Material:
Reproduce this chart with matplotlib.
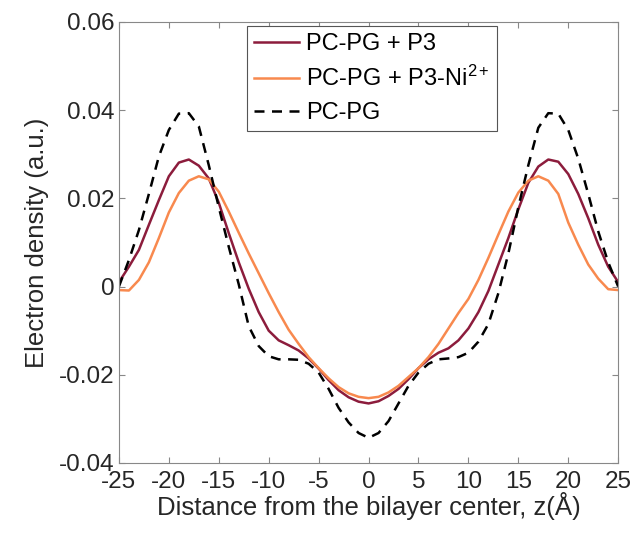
import matplotlib
matplotlib.use("Agg")
import matplotlib.pyplot as plt

plt.rcParams["font.family"] = ["Liberation Sans", "DejaVu Sans"]
plt.rcParams["mathtext.fontset"] = "custom"
plt.rcParams["mathtext.rm"] = "Liberation Sans"
plt.rcParams["mathtext.it"] = "Liberation Sans"
plt.rcParams["axes.unicode_minus"] = False

# distance from bilayer centre (Angstrom)
z = list(range(-25, 26))

# PC-PG + P3
p3 = [0.0010, 0.0045, 0.0083, 0.0140, 0.0196, 0.0250, 0.0281, 0.0288, 0.0274, 0.0245,
      0.0190, 0.0121, 0.0055, -0.0005, -0.0058, -0.0100, -0.0122, -0.0133, -0.0145, -0.0163,
      -0.0186, -0.0212, -0.0235, -0.0251, -0.0261, -0.0265, -0.0260, -0.0248, -0.0232, -0.0210,
      -0.0185, -0.0165, -0.0150, -0.0140, -0.0122, -0.0095, -0.0058, -0.0010, 0.0050, 0.0110,
      0.0175, 0.0235, 0.0272, 0.0288, 0.0283, 0.0255, 0.0210, 0.0155, 0.0095, 0.0045,
      0.0010]

# PC-PG + P3-Ni2+
p3_ni = [-0.0008, -0.0009, 0.0015, 0.0055, 0.0110, 0.0168, 0.0212, 0.0240, 0.0250, 0.0243,
         0.0215, 0.0170, 0.0122, 0.0075, 0.0030, -0.0015, -0.0058, -0.0098, -0.0130, -0.0160,
         -0.0185, -0.0208, -0.0228, -0.0242, -0.0250, -0.0253, -0.0250, -0.0240, -0.0225, -0.0205,
         -0.0185, -0.0160, -0.0130, -0.0095, -0.0060, -0.0028, 0.0015, 0.0065, 0.0118, 0.0170,
         0.0213, 0.0240, 0.0250, 0.0240, 0.0210, 0.0145, 0.0095, 0.0050, 0.0018, -0.0006,
         -0.0008]

# PC-PG
pcpg = [0.0000, 0.0060, 0.0128, 0.0210, 0.0295, 0.0355, 0.0392, 0.0393, 0.0363, 0.0275,
        0.0180, 0.0090, 0.0005, -0.0090, -0.0135, -0.0158, -0.0165, -0.0165, -0.0166, -0.0175,
        -0.0195, -0.0232, -0.0275, -0.0308, -0.0332, -0.0343, -0.0332, -0.0305, -0.0265, -0.0225,
        -0.0195, -0.0175, -0.0165, -0.0163, -0.0160, -0.0150, -0.0125, -0.0085, -0.0015, 0.0075,
        0.0180, 0.0275, 0.0360, 0.0393, 0.0392, 0.0355, 0.0290, 0.0210, 0.0125, 0.0055,
        0.0000]

xticks = list(range(-25, 26, 5))
yticks = [-0.04, -0.02, 0, 0.02, 0.04, 0.06]
ytick_labels = ["-0.04", "-0.02", "0", "0.02", "0.04", "0.06"]

fig = plt.figure(figsize=(6.36, 5.35), dpi=100)
ax = fig.add_axes([0.187, 0.1346, 0.785, 0.8245])

ax.plot(z, p3, color="#8c1c3c", lw=1.8, label="PC-PG + P3")
ax.plot(z, p3_ni, color="#f8894e", lw=1.8, label="PC-PG + P3-Ni$^{2+}$")
ax.plot(z, pcpg, color="black", lw=1.8, ls=(0, (4, 3)), label="PC-PG")

ax.set_xlim(-25, 25)
ax.set_ylim(-0.04, 0.06)
ax.set_xticks(xticks)
ax.set_yticks(yticks)
ax.set_yticklabels(ytick_labels)
ax.tick_params(direction="in", top=True, right=True, length=4, width=0.8,
               colors="#888888", labelcolor="#262626", labelsize=17.5, pad=3)
ax.tick_params(axis="x", pad=6)
for s in ax.spines.values():
    s.set_color("#888888")
    s.set_linewidth(0.8)

ax.set_xlabel("Distance from the bilayer center, z(Å)", fontsize=18.5, color="#262626", labelpad=-1)
ax.set_ylabel("Electron density (a.u.)", fontsize=18.5, color="#262626", labelpad=7)

leg = ax.legend(loc="upper left", bbox_to_anchor=(0.2565, 0.99), fontsize=17,
                frameon=True, fancybox=False, edgecolor="#555555", framealpha=1,
                handlelength=1.9, handletextpad=0.3, borderpad=0.3, labelspacing=0.45,
                borderaxespad=0)
leg.get_frame().set_linewidth(0.8)

fig.savefig("out.png", dpi=100)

Directions for this task: Of all the lines above, how many contain the word "matplotlib"? Answer with only the number.

Full response: 4